Ana içeriğe atla

Zerreden Küreye - I: Cansızdan Canlıya Yaratılışın Sırrı


Zerreden Küreye - I: Cansızdan Canlıya Yaratılışın Sırrı


1. 

Atomaltı Dünyadan Başlayan Yolculuk

Evrenin en küçük yapıtaşları atomaltı parçacıklardır. Bunlar arasında en bilinenleri:


  • Kuarklar (proton ve nötronları oluşturur)
  • Leptonlar (elektron gibi parçacıklar)
  • Gluonlar (kuvvet taşıyıcıları)


Bu parçacıklar aralarında dört temel kuvvet sayesinde düzenli bir sistem oluştururlar:


  • Güçlü kuvvet: Kuarkları ve çekirdekleri bir arada tutar.
  • Zayıf kuvvet: Radyoaktif dönüşümlerde rol alır.
  • Elektromanyetik kuvvet: Elektronları çekirdeğe bağlar.
  • Kütleçekim kuvveti: Büyük yapılar arasında etkilidir.


Bu sistemde şaşmaz bir ölçü, denge ve yasaya bağlılık vardır. Ayetle söyleyelim:


“Biz her şeyi bir ölçüyle yarattık.” (Kamer 49)




2. 

Atomların Kimyasal Akrabalığı

Atomlar, bu kuvvetlerin etkisiyle molekülleri oluşturur. Örneğin:


  • H + H + O = Su (H₂O)
  • C + H + O + N = Aminoasit



Bu moleküller daha sonra:


  • Proteinleri,
  • Nükleik asitleri (DNA, RNA),
  • Hücre zarını,
  • Organelleri oluşturur.



Ancak bu birleşimler hâlâ cansızdır. En gelişmiş molekül bile bilinçli davranış gösteremez.



3. 

Canlılık Nerede Başlar?

Canlı hücrelerin özellikleri:


  • Bilgi taşır (DNA)
  • Enerji üretir (mitokondri)
  • Hareket eder (kas hücreleri, sperm)
  • Karar verir gibi davranır (bağışıklık sistemi)

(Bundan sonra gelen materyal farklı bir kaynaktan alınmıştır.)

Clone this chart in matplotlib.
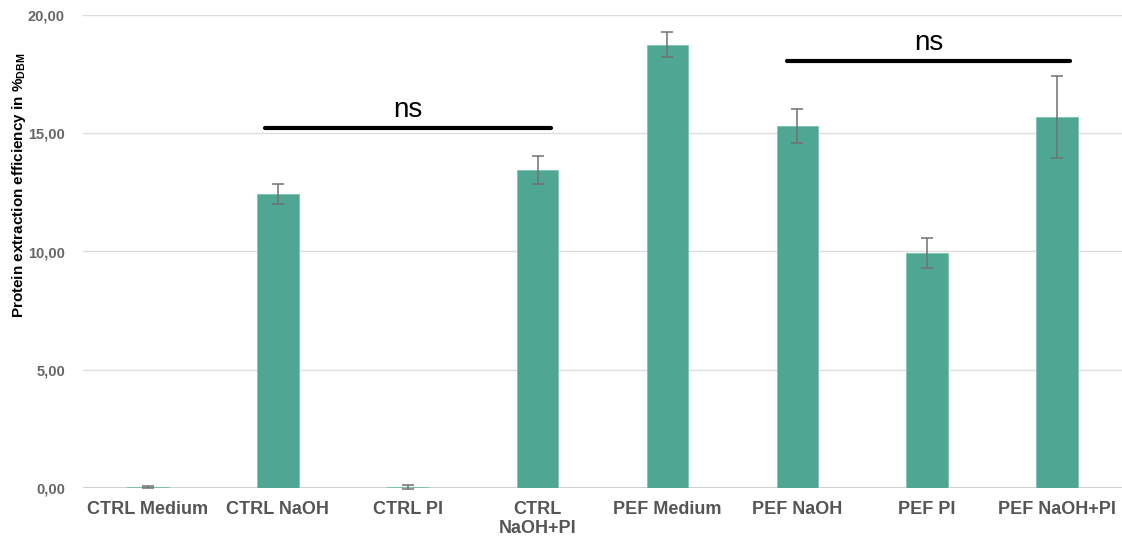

Bu özellikler hiçbir atomda veya molekülde tek başına yoktur. O halde soru:


“Cansızların birleşiminden canlılık nasıl doğar?”


Bilim bu konuda çaresizdir. “Emergent (ortaya çıkan)” der ama neden çıktığını açıklayamaz. Oysa Kur’an cevap verir:


“Sonra ona biçim verdi ve ona ruhundan üfledi…” (Secde 9)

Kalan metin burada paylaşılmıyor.